Bizwise, disco helped sink the music industry for a few years--there was such an excessive supply comparative to the demand of the audience. Labels figured they could print money by putting out loads of the stuff and there were enormous financial setbacks as a result. This is discussed in detail in Love Saves the Day by Tim Lawrence, which is a key book for all discussions of '70s disco.

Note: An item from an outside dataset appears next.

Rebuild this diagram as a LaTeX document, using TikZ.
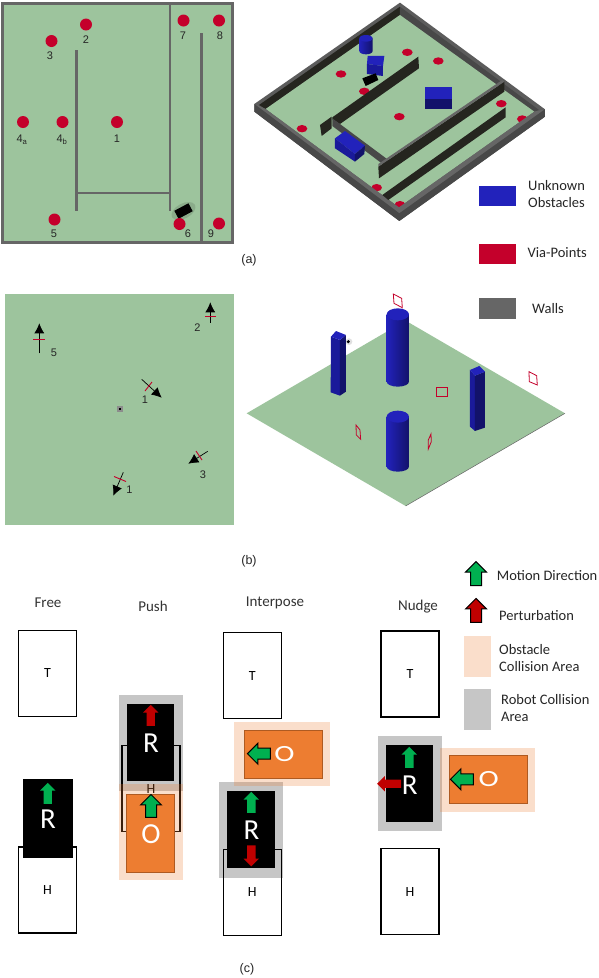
\documentclass[tikz,border=0pt]{standalone}
\usepackage{fontspec}
\setmainfont{Carlito}
\newfontfamily\arialfont{Liberation Sans}
\usetikzlibrary{arrows.meta,shapes.arrows}
\definecolor{simGreen}{HTML}{9DC49D}
\definecolor{simWall}{HTML}{666666}
\definecolor{simWallSide}{HTML}{484848}
\definecolor{simWallDark}{HTML}{25251F}
\definecolor{simRed}{HTML}{C4002B}
\definecolor{simBlue}{HTML}{2222BB}
\definecolor{simBlueTwo}{HTML}{1A1A9A}
\definecolor{simBlueDark}{HTML}{12126A}
\definecolor{arrowGreen}{HTML}{00B050}
\definecolor{arrowRed}{HTML}{C00000}
\definecolor{boxOrange}{HTML}{ED7D31}
\definecolor{boxOrangeEdge}{HTML}{AE5A21}
\definecolor{robotZone}{HTML}{C6C6C6}

\begin{document}
\begin{tikzpicture}[x=1pt,y=-1pt,>=Latex,line cap=butt,line join=miter]
\path[fill=white] (0,0) rectangle (598,978);
\tikzset{wall/.style={draw=simWall,line width=2.6pt},via/.style={circle,fill=simRed,minimum size=12pt,inner sep=0pt},tag/.style={font=\arialfont\fontsize{11}{11}\selectfont,text=black!85,inner sep=0pt},caption/.style={font=\arialfont\fontsize{12.5}{12.5}\selectfont,text=black!85,inner sep=0pt},side/.style={font=\fontsize{14.5}{17}\selectfont,text=black!85,anchor=west,align=left,inner sep=0pt},head/.style={font=\fontsize{15}{15}\selectfont,text=black!80,inner sep=0pt},trial/.style={draw=black,line width=1.1pt,fill=none,minimum width=58pt,minimum height=86pt,inner sep=0pt,font=\fontsize{14}{14}\selectfont},robot/.style={fill=black,inner sep=0pt},letter/.style={text=white,inner sep=0pt,font=\fontsize{29}{29}\selectfont},obstacle/.style={draw=boxOrangeEdge,line width=1pt,fill=boxOrange,inner sep=0pt},plainarrow/.style={single arrow,inner sep=4pt,single arrow head extend=3.5pt,single arrow tip angle=90,minimum height=21pt,minimum width=15pt,outer sep=0pt},linedarrow/.style={plainarrow,draw=black,line width=1pt,minimum height=23pt,minimum width=21pt,inner sep=5pt,single arrow head extend=5pt},flag/.style={draw=simRed,line width=.8pt},heading/.style={->,draw=black,line width=.7pt,>={Latex[length=10pt,width=10pt]}},marker/.style={draw=simRed,line width=.9pt,fill=none}}
\fill[simGreen] (2,3) rectangle (232,242);
\draw[wall,line width=3pt] (2,3) rectangle (232,242);
\draw[wall] (170,3) -- (170,211);
\draw[wall] (201.5,33) -- (201.5,242);
\draw[wall] (76.5,50) -- (76.5,211);
\draw[wall] (76.5,193) -- (170,193);
\fill[black!12!simGreen,rotate around={28:(183.5,211)}] (183.5,211) ellipse (13 and 7.5);
\node[fill=black,minimum width=16pt,minimum height=9pt,inner sep=0pt,rotate=28] (simRobotTop) at (183.5,211) {};
\node[via] (via1) at (117,122) {};
\node[via] (via2) at (86,24.5) {};
\node[via] (via3) at (51.5,41) {};
\node[via] (via4a) at (23,122) {};
\node[via] (via4b) at (62.5,122) {};
\node[via] (via5) at (54.5,219.5) {};
\node[via] (via6) at (179.5,224) {};
\node[via] (via7) at (183.5,20.5) {};
\node[via] (via8) at (219,20.5) {};
\node[via] (via9) at (219,223.5) {};
\node[tag] at (117,139) {1};
\node[tag] at (86,40) {2};
\node[tag] at (50,56) {3};
\node[tag] at (22,140) {4\textsubscript{a}};
\node[tag] at (62,140) {4\textsubscript{b}};
\node[tag] at (54,233.5) {5};
\node[tag] at (188,234) {6};
\node[tag] at (183,36) {7};
\node[tag] at (220,36) {8};
\node[tag] at (211,234) {9};
\node[caption] (capA) at (249,260) {(a)};
\begin{scope}[shift={(245,0)},x=0.3333pt,y=-0.3333pt]
\fill[simWall!90!black] (465,8) -- (900,328) -- (900,350) -- (463,663) -- (28,335) -- (28,312) -- cycle;
\fill[simWallDark] (465,20) -- (465,45) -- (62,327) -- (42,315) -- cycle;
\fill[simWallSide] (465,20) -- (882,330) -- (868,335) -- (465,45) -- cycle;
\fill[simGreen] (465,45) -- (868,335) -- (462,622) -- (62,327) -- cycle;
\foreach \ex/\ey in {487/157,580/183,288/222,358/274,463/350,171/386,769/311,832/357,395/563,465/614} \fill[simRed] (\ex,\ey) ellipse (16 and 11);
\fill[simWall] (28,312) -- (62,327) -- (462,622) -- (868,335) -- (900,328) -- (463,640) -- cycle;
\fill[simWallSide] (28,312) -- (463,640) -- (900,328) -- (900,350) -- (463,663) -- (28,335) -- cycle;
\fill[simWallDark] (520,170) -- (522,205) -- (285,372) -- (262,358) -- (262,352) -- cycle;
\fill[simWallDark] (260,350) -- (260,385) -- (230,408) -- (225,375) -- cycle;
\fill[simWallSide] (262,355) -- (430,480) -- (430,505) -- (262,378) -- cycle;
\fill[simWallDark] (778,245) -- (778,275) -- (402,535) -- (400,500) -- cycle;
\fill[simWall] (778,245) -- (400,500) -- (400,492) -- (772,240) -- cycle;
\fill[simWallDark] (782,322) -- (782,352) -- (430,600) -- (412,585) -- cycle;
\shade[left color=simBlue,right color=simBlueDark] (343,115) -- (343,153) arc[start angle=180,end angle=0,x radius=20,y radius=10] -- (383,115) -- cycle;
\fill[simBlue] (363,115) ellipse (20 and 10);
\fill[simBlue] (368,168) -- (418,168) -- (414,198) -- (366,192) -- cycle;
\fill[simBlueTwo] (366,192) -- (414,198) -- (414,228) -- (366,222) -- cycle;
\fill[black] (352,235) -- (392,220) -- (400,240) -- (362,258) -- cycle;
\fill[simBlue] (540,260) rectangle (622,296);
\fill[simBlueDark] (540,296) rectangle (622,328);
\fill[simBlue] (270,415) -- (300,393) -- (360,437) -- (330,462) -- cycle;
\fill[simBlueTwo] (270,415) -- (330,462) -- (330,485) -- (270,445) -- cycle;
\fill[simBlueDark] (330,462) -- (360,437) -- (358,462) -- (330,485) -- cycle;
\end{scope}
\fill[simBlue] (479,186) rectangle (516,206);
\fill[simRed] (479,244) rectangle (516,264);
\fill[simWall] (479,298) rectangle (516,319);
\node[side] (legObstacles) at (528,194) {Unknown\\Obstacles};
\node[side] (legVia) at (527.5,253) {Via-Points};
\node[side] (legWalls) at (532,308.5) {Walls};
\fill[simGreen] (5,294) rectangle (234,525);
\coordinate (h5a) at (39.3,353.3); \coordinate (h5b) at (39.3,323.3);
\draw[heading] (h5a) -- (h5b);
\draw[marker,line width=1.1pt] (33,339.5) -- (45,339.5);
\coordinate (h2a) at (210.3,322.7); \coordinate (h2b) at (210.3,302.3);
\draw[heading] (h2a) -- (h2b);
\draw[marker] (205,316.3) -- (216,316.3);
\coordinate (h1a) at (141.7,379.3); \coordinate (h1b) at (161.7,397.7);
\draw[heading] (h1a) -- (h1b);
\draw[marker] (152,382) -- (145,391);
\coordinate (h3a) at (207.7,451.3); \coordinate (h3b) at (188.3,463.7);
\draw[heading] (h3a) -- (h3b);
\draw[marker] (196,451) -- (202,460);
\coordinate (h4a) at (123.3,472.3); \coordinate (h4b) at (113.3,495.7);
\draw[heading] (h4a) -- (h4b);
\draw[marker] (114,476.5) -- (126,481.5);
\node[tag] at (54,353) {5};
\node[tag] at (197.5,328) {2};
\node[tag] at (145,400) {1};
\node[tag] at (203,474.5) {3};
\node[tag] at (129.5,490) {1};
\fill[black!45] (116.7,406.3) rectangle (122.7,412.3);
\fill[black] (118.7,408.3) rectangle (120.7,410.3);
\begin{scope}[shift={(240,285)},x=0.3333pt,y=-0.3333pt]
\fill[simGreen] (20,385) -- (497,107) -- (975,385) -- (497,663) -- cycle;
\draw[black!60,line width=.5pt] (975,385) -- (497,663);
\fill[black!12] (327,170) circle (10);
\fill[black] (325,170) circle (5);
\fill[simBlueTwo] (273,155) -- (300,165) -- (300,332) -- (272,322) -- cycle;
\fill[simBlueDark] (300,165) -- (318,150) -- (318,320) -- (300,332) -- cycle;
\fill[simBlue] (273,155) -- (288,138) -- (318,150) -- (300,165) -- cycle;
\fill[simBlueTwo] (690,255) -- (705,272) -- (705,438) -- (690,425) -- cycle;
\fill[simBlueDark] (705,272) -- (735,260) -- (735,428) -- (705,438) -- cycle;
\fill[simBlue] (690,255) -- (718,243) -- (735,260) -- (705,272) -- cycle;
\foreach \cy/\dy in {88/290,395/545} {
\shade[left color=simBlue,right color=simBlueDark] (440,\cy) -- (440,\dy) arc[start angle=180,end angle=0,x radius=33.5,y radius=15] -- (507,\cy) -- cycle;
\fill[simBlue] (473.5,\cy) ellipse (33.5 and 18);
}
\draw[flag] (460,27) -- (485,40) -- (487,68) -- (462,55) -- cycle;
\draw[flag] (589,307) rectangle (623,335);
\draw[flag] (867,260) -- (890,272) -- (892,300) -- (868,290) -- cycle;
\draw[flag] (348,420) -- (360,435) -- (362,463) -- (349,450) -- cycle;
\draw[flag] (573,447) -- (565,465) -- (565,492) -- (574,470) -- cycle;
\end{scope}
\node[caption] (capB) at (249,561) {(b)};
\node[head] (headFree) at (48,603) {Free};
\node[head] (headPush) at (153,606) {Push};
\node[head] (headInterpose) at (275,603) {Interpose};
\node[head] (headNudge) at (418,607) {Nudge};
\node[caption] (capC) at (247,969.5) {(c)};
\node[trial] (freeT) at (47.5,673.3) {T};
\node[trial] (freeH) at (47.5,890) {H};
\node[robot,minimum width=50pt,minimum height=78.7pt] (freeR) at (48,818.3) {};
\node[plainarrow,fill=arrowGreen,rotate=90] (freeMove) at (47.7,795.5) {};
\node[letter] (freeLetter) at (48,819.5) {R};
\fill[robotZone] (119,695) rectangle (183,791);
\node[trial] (pushH) at (151,788.5) {H};
\fill[boxOrange,opacity=.25] (119,784.3) rectangle (183,879.7);
\node[robot,minimum width=47pt,minimum height=77pt] (pushR) at (150.5,742.5) {};
\node[plainarrow,fill=arrowRed,rotate=90] (pushPert) at (150.7,717.5) {};
\node[letter] (pushLetter) at (151,743.5) {R};
\node[obstacle,minimum width=48.4pt,minimum height=78pt] (pushO) at (150.5,833.3) {};
\node[linedarrow,fill=arrowGreen,rotate=90] (pushMove) at (151,808.7) {};
\node[letter] (pushObs) at (151,834) {O};
\node[trial] (interT) at (252.2,675.5) {T};
\fill[robotZone] (219,782) rectangle (283,878);
\node[trial] (interH) at (252.2,892.3) {H};
\node[robot,minimum width=48pt,minimum height=76.7pt] (interR) at (251,829.3) {};
\node[plainarrow,fill=arrowGreen,rotate=90] (interMove) at (251.3,804.5) {};
\node[plainarrow,fill=arrowRed,rotate=-90] (interPert) at (251.3,853.8) {};
\node[letter] (interLetter) at (251.5,830) {R};
\fill[boxOrange,opacity=.25] (234,722) rectangle (330,786);
\node[obstacle,minimum width=78.4pt,minimum height=48.4pt] (interO) at (283.5,754.5) {};
\node[linedarrow,fill=arrowGreen,rotate=180] (interMoveO) at (261.7,753.7) {};
\node[letter] (interObs) at (284.5,753.7) {\scalebox{1.05}[.8]{O}};
\node[trial] (nudgeT) at (410,674) {T};
\fill[robotZone] (378,736) rectangle (442,831);
\node[robot,minimum width=47pt,minimum height=77pt] (nudgeR) at (409.5,783.5) {};
\node[plainarrow,fill=arrowGreen,rotate=90] (nudgeMove) at (409.3,759.5) {};
\node[letter] (nudgeLetter) at (409.7,785) {R};
\node[plainarrow,fill=arrowRed,rotate=180,minimum height=24pt] (nudgePert) at (391.2,783.7) {};
\node[trial] (nudgeH) at (410,891.5) {H};
\fill[boxOrange,opacity=.25] (440,748) rectangle (535,812);
\node[obstacle,minimum width=78.4pt,minimum height=48.4pt] (nudgeO) at (488.5,779.5) {};
\node[linedarrow,fill=arrowGreen,rotate=180] (nudgeMoveO) at (464.7,779.3) {};
\node[letter] (nudgeObs) at (488.7,779) {\scalebox{1.05}[.8]{O}};
\node[linedarrow,fill=arrowGreen,rotate=90,minimum height=24pt] (legMotion) at (476,576.3) {};
\node[side] (legMotionText) at (496.7,575.7) {Motion Direction};
\node[linedarrow,fill=arrowRed,rotate=90,minimum height=24pt] (legPert) at (476,613.2) {};
\node[side] (legPertText) at (499,616) {Perturbation};
\fill[boxOrange,opacity=.25] (464,636) rectangle (491,677);
\node[side] (legObsText) at (499,658.5) {Obstacle\\Collision Area};
\fill[robotZone] (464,689) rectangle (491,730);
\node[side] (legRobotText) at (501,708.5) {Robot Collision\\Area};
\end{tikzpicture}
\end{document}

― Matos-Webster Dictionary (M Matos), Tuesday, 5 April 2005 20:36 (nineteen years ago) link
― Matos-Webster Dictionary (M Matos), Tuesday, 5 April 2005 20:41 (nineteen years ago) link
― Je4nne ƒury (Jeanne Fury), Tuesday, 5 April 2005 20:42 (nineteen years ago) link
― donut debonair (donut), Tuesday, 5 April 2005 20:42 (nineteen years ago) link
― donut debonair (donut), Tuesday, 5 April 2005 20:45 (nineteen years ago) link
This is interesting (and I'd admittedly never thought of it before), but I don't know what it would have to do with how, say, straight midwesterners *viewed* gays. The claim that "there are a host of reasons why some people don't like machines which are related I think to why those same people don't like homosexuals" sounds completely absurd to me; believe me, at a time when mid-Americans had no idea the Village People or Queen were gay, I doubt it occured to them that some gay people might have worked out a lot on bench-press machines. But maybe I'm missing something; if so, I'd like to know what. (I mean, obviously, lots of album covers by Silver Convention or Bionic Boogie or whoever juxtaposed machine visuals with gay visuals, but these were pretty subcultural records; Bob Seger fans never saw them.)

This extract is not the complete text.